▶ [Recorded data]
>>>

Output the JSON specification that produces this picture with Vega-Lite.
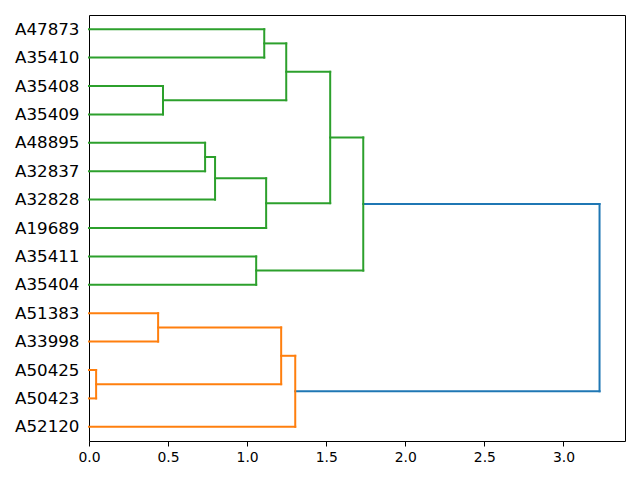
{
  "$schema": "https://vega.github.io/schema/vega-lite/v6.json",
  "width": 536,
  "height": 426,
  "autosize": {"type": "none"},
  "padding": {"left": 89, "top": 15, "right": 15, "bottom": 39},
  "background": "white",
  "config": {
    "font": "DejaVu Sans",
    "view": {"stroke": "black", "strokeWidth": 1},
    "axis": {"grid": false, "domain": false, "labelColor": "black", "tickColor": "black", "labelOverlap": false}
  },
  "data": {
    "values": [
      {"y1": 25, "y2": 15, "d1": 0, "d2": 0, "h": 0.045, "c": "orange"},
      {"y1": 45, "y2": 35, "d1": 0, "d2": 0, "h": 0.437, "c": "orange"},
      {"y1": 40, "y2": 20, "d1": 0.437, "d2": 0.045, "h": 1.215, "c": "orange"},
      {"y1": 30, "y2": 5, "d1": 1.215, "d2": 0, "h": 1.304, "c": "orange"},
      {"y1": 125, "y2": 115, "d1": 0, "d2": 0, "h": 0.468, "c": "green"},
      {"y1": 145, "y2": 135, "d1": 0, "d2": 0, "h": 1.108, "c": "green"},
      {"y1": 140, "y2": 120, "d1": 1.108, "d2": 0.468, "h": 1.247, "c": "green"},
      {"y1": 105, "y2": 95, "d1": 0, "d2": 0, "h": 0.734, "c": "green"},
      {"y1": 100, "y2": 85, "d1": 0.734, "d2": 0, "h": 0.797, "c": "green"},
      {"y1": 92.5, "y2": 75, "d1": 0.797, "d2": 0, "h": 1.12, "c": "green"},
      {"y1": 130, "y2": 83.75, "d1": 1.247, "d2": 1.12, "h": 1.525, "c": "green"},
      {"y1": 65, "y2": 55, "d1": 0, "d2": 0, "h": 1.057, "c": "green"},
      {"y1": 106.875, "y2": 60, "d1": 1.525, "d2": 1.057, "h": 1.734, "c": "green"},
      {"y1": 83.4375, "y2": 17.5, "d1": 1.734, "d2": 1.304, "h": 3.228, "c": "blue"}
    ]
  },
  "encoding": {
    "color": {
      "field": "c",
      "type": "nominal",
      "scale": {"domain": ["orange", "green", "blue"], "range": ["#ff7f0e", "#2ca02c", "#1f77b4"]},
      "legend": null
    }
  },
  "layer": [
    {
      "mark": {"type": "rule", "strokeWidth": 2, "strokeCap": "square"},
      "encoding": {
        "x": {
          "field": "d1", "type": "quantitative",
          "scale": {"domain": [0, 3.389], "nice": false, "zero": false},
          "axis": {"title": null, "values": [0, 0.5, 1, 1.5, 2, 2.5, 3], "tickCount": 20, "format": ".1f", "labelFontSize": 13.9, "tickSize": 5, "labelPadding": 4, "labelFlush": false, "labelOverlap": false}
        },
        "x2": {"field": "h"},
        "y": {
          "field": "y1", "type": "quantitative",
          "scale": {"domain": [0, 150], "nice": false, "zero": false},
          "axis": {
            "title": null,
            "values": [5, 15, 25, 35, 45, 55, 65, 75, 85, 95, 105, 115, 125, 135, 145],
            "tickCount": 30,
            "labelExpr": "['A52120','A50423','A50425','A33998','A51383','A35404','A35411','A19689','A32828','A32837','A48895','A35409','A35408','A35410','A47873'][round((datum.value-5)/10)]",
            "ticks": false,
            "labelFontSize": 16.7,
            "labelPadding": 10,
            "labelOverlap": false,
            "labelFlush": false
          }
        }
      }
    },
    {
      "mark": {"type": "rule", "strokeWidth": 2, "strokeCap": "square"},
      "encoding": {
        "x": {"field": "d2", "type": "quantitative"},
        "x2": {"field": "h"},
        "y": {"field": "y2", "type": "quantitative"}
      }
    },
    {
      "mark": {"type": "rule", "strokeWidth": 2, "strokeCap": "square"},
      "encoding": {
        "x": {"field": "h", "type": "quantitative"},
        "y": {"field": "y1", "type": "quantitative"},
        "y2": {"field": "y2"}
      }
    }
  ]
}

<<<

▶ [Requirements] Return the material exactly as given, apart from the pictures.

▶ [Task result]
Output the JSON specification that produces this picture with Vega-Lite.
{
  "$schema": "https://vega.github.io/schema/vega-lite/v6.json",
  "width": 536,
  "height": 426,
  "autosize": {"type": "none"},
  "padding": {"left": 89, "top": 15, "right": 15, "bottom": 39},
  "background": "white",
  "config": {
    "font": "DejaVu Sans",
    "view": {"stroke": "black", "strokeWidth": 1},
    "axis": {"grid": false, "domain": false, "labelColor": "black", "tickColor": "black", "labelOverlap": false}
  },
  "data": {
    "values": [
      {"y1": 25, "y2": 15, "d1": 0, "d2": 0, "h": 0.045, "c": "orange"},
      {"y1": 45, "y2": 35, "d1": 0, "d2": 0, "h": 0.437, "c": "orange"},
      {"y1": 40, "y2": 20, "d1": 0.437, "d2": 0.045, "h": 1.215, "c": "orange"},
      {"y1": 30, "y2": 5, "d1": 1.215, "d2": 0, "h": 1.304, "c": "orange"},
      {"y1": 125, "y2": 115, "d1": 0, "d2": 0, "h": 0.468, "c": "green"},
      {"y1": 145, "y2": 135, "d1": 0, "d2": 0, "h": 1.108, "c": "green"},
      {"y1": 140, "y2": 120, "d1": 1.108, "d2": 0.468, "h": 1.247, "c": "green"},
      {"y1": 105, "y2": 95, "d1": 0, "d2": 0, "h": 0.734, "c": "green"},
      {"y1": 100, "y2": 85, "d1": 0.734, "d2": 0, "h": 0.797, "c": "green"},
      {"y1": 92.5, "y2": 75, "d1": 0.797, "d2": 0, "h": 1.12, "c": "green"},
      {"y1": 130, "y2": 83.75, "d1": 1.247, "d2": 1.12, "h": 1.525, "c": "green"},
      {"y1": 65, "y2": 55, "d1": 0, "d2": 0, "h": 1.057, "c": "green"},
      {"y1": 106.875, "y2": 60, "d1": 1.525, "d2": 1.057, "h": 1.734, "c": "green"},
      {"y1": 83.4375, "y2": 17.5, "d1": 1.734, "d2": 1.304, "h": 3.228, "c": "blue"}
    ]
  },
  "encoding": {
    "color": {
      "field": "c",
      "type": "nominal",
      "scale": {"domain": ["orange", "green", "blue"], "range": ["#ff7f0e", "#2ca02c", "#1f77b4"]},
      "legend": null
    }
  },
  "layer": [
    {
      "mark": {"type": "rule", "strokeWidth": 2, "strokeCap": "square"},
      "encoding": {
        "x": {
          "field": "d1", "type": "quantitative",
          "scale": {"domain": [0, 3.389], "nice": false, "zero": false},
          "axis": {"title": null, "values": [0, 0.5, 1, 1.5, 2, 2.5, 3], "tickCount": 20, "format": ".1f", "labelFontSize": 13.9, "tickSize": 5, "labelPadding": 4, "labelFlush": false, "labelOverlap": false}
        },
        "x2": {"field": "h"},
        "y": {
          "field": "y1", "type": "quantitative",
          "scale": {"domain": [0, 150], "nice": false, "zero": false},
          "axis": {
            "title": null,
            "values": [5, 15, 25, 35, 45, 55, 65, 75, 85, 95, 105, 115, 125, 135, 145],
            "tickCount": 30,
            "labelExpr": "['A52120','A50423','A50425','A33998','A51383','A35404','A35411','A19689','A32828','A32837','A48895','A35409','A35408','A35410','A47873'][round((datum.value-5)/10)]",
            "ticks": false,
            "labelFontSize": 16.7,
            "labelPadding": 10,
            "labelOverlap": false,
            "labelFlush": false
          }
        }
      }
    },
    {
      "mark": {"type": "rule", "strokeWidth": 2, "strokeCap": "square"},
      "encoding": {
        "x": {"field": "d2", "type": "quantitative"},
        "x2": {"field": "h"},
        "y": {"field": "y2", "type": "quantitative"}
      }
    },
    {
      "mark": {"type": "rule", "strokeWidth": 2, "strokeCap": "square"},
      "encoding": {
        "x": {"field": "h", "type": "quantitative"},
        "y": {"field": "y1", "type": "quantitative"},
        "y2": {"field": "y2"}
      }
    }
  ]
}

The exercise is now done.